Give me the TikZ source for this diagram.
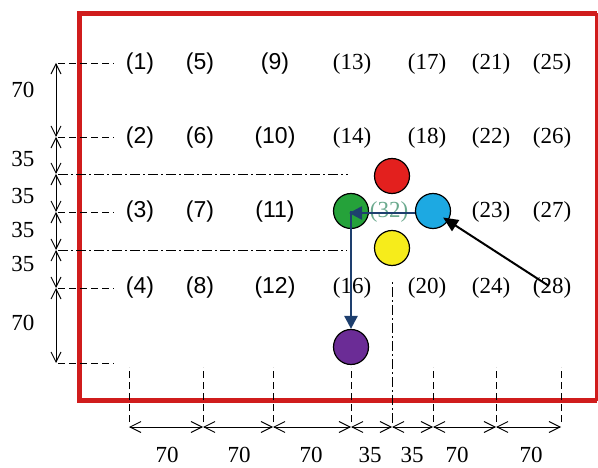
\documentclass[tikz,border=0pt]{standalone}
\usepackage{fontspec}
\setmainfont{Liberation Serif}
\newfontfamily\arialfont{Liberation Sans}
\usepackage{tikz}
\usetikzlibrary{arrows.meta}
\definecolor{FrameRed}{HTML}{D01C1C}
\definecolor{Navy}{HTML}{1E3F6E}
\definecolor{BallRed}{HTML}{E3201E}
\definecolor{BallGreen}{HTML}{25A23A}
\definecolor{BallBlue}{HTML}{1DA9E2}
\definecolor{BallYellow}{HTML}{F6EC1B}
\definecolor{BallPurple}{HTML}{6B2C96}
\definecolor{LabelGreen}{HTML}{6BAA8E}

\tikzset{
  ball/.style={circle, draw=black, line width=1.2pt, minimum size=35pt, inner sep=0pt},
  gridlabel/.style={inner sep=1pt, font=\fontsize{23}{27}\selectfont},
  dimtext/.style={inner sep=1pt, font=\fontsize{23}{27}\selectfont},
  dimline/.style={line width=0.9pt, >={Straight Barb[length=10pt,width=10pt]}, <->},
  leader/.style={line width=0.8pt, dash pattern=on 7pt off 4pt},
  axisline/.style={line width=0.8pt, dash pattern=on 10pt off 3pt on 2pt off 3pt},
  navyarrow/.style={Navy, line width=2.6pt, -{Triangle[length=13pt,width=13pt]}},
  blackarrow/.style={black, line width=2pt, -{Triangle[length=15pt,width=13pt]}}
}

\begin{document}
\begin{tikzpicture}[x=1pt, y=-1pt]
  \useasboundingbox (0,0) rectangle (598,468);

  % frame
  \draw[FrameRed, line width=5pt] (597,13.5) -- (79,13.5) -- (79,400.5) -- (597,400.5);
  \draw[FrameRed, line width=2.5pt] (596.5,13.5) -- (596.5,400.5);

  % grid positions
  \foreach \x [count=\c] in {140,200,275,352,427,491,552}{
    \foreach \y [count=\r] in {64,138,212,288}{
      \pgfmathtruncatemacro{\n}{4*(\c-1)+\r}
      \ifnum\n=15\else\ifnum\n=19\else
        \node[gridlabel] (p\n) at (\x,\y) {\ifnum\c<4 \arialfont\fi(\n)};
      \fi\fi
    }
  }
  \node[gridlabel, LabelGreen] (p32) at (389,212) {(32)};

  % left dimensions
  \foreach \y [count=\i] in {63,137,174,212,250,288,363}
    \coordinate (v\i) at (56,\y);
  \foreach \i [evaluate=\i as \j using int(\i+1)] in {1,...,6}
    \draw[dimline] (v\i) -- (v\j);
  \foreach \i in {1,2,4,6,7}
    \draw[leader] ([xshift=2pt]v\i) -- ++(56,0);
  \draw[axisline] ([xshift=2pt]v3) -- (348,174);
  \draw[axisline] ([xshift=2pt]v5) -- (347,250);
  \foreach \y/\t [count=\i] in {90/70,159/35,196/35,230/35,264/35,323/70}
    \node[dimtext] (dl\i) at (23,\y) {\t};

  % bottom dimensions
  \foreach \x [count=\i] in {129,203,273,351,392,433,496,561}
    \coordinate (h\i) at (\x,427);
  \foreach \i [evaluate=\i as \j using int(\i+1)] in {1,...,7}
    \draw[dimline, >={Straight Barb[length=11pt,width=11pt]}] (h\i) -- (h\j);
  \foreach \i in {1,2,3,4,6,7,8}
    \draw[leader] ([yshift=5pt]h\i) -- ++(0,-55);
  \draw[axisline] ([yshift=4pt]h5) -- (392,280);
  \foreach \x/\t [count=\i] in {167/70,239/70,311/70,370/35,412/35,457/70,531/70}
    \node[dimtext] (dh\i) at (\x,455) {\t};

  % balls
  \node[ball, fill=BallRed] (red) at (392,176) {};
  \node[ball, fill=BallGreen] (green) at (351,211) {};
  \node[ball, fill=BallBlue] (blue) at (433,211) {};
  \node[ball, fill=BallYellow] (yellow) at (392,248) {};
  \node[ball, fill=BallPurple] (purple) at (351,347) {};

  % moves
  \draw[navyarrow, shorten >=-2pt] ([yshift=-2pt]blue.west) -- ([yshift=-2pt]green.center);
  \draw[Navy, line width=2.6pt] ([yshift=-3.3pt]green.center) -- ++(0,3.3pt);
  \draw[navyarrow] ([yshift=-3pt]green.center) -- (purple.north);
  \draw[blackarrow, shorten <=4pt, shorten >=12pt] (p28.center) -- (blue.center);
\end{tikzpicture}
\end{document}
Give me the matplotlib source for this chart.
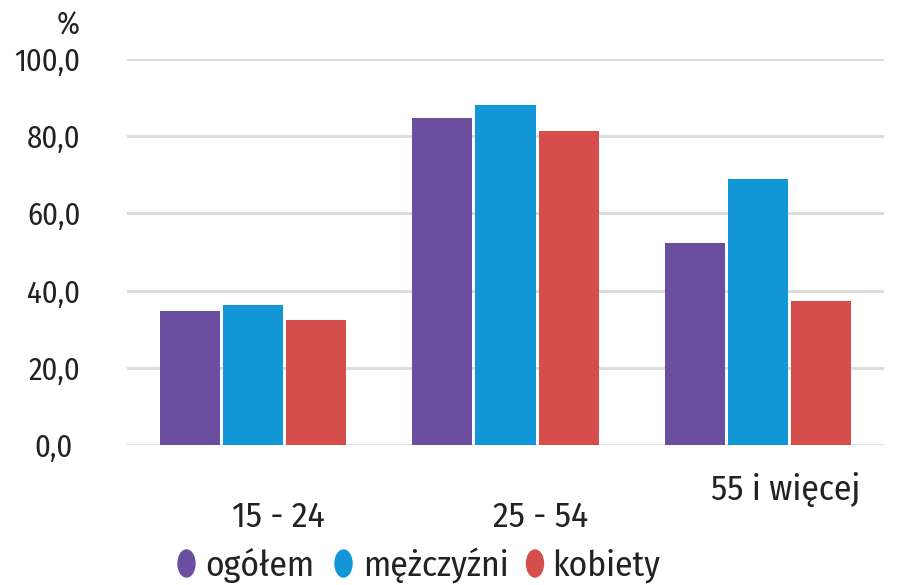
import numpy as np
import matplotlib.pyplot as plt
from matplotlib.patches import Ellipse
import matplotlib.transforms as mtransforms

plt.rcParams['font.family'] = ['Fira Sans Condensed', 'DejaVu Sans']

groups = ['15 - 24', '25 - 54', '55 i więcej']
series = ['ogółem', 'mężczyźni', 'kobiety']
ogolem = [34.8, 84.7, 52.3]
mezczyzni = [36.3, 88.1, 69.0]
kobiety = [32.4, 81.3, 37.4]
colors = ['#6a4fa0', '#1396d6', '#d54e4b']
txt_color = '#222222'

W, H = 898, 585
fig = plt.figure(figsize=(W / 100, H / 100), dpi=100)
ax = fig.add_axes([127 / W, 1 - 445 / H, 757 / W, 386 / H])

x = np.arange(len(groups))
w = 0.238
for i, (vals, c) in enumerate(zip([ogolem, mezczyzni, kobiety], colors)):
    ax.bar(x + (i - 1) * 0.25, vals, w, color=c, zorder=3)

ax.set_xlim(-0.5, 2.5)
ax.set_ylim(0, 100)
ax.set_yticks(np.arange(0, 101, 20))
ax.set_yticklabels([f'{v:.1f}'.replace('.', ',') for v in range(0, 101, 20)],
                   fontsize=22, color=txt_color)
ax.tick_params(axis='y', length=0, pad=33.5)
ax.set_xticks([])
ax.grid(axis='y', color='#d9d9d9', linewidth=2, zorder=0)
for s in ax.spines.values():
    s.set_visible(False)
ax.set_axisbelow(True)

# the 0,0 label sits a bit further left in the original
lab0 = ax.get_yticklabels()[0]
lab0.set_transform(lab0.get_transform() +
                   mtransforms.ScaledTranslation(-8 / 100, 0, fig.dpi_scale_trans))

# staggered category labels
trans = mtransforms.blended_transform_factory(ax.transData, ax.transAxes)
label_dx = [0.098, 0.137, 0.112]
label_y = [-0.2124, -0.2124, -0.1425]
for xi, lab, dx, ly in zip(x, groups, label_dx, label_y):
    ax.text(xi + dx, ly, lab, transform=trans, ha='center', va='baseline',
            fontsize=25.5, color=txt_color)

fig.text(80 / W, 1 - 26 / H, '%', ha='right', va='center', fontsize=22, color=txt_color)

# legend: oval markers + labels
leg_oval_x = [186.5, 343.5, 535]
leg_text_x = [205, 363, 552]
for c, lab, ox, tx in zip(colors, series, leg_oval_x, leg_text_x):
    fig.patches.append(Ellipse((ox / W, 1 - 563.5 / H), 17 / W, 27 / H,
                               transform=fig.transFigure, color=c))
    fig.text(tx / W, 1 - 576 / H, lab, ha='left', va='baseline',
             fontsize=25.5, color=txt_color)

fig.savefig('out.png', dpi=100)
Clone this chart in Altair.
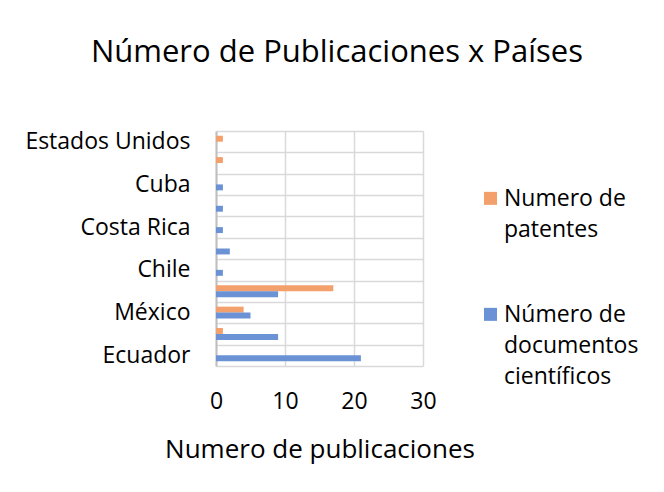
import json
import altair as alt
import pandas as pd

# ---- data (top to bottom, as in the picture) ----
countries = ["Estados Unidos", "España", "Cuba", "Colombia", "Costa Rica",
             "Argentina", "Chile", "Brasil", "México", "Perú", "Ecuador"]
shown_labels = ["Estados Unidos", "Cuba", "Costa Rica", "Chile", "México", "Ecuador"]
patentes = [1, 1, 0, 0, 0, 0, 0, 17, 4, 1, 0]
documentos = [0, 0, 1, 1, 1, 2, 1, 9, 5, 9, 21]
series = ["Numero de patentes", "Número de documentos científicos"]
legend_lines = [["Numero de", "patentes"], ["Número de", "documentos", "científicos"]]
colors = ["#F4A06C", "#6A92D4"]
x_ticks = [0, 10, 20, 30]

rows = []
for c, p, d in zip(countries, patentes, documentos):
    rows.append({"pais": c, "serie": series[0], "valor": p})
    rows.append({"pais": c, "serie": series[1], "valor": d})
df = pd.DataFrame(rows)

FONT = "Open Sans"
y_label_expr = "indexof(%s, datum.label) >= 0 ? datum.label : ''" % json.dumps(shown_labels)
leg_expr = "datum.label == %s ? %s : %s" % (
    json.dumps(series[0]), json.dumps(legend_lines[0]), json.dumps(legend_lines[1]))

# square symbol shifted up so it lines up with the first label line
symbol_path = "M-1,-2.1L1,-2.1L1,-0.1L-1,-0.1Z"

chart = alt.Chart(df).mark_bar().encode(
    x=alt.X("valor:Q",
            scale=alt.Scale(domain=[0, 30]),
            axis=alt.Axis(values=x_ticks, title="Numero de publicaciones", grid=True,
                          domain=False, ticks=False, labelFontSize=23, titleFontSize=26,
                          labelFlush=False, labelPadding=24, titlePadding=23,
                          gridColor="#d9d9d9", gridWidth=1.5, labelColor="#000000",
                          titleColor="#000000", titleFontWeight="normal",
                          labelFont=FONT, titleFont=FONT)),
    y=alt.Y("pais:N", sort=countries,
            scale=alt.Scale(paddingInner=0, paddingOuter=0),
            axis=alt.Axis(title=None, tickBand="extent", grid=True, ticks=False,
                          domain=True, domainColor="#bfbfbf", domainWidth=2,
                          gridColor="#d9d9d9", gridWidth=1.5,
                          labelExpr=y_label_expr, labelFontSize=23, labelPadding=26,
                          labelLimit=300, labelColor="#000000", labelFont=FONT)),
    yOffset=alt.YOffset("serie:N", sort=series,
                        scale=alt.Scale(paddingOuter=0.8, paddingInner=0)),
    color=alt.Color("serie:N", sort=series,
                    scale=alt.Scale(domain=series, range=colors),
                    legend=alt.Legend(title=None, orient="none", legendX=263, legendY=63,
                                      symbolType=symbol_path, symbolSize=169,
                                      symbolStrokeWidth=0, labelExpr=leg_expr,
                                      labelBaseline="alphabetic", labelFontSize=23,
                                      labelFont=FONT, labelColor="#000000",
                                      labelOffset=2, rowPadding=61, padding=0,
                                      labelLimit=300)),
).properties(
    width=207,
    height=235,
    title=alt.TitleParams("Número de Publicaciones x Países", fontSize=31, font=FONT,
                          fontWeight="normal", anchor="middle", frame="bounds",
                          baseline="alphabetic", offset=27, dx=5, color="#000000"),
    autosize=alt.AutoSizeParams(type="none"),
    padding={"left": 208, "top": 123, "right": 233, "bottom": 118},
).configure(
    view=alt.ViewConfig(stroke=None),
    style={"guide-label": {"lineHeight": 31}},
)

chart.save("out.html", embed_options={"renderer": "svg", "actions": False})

» **The request**
Gather every line from the listing above in which "chart" appears, and copy those lines.

» **Task answer**
Give me the matplotlib source for this chart.
Clone this chart in Altair.
chart = alt.Chart(df).mark_bar().encode(
chart.save("out.html", embed_options={"renderer": "svg", "actions": False})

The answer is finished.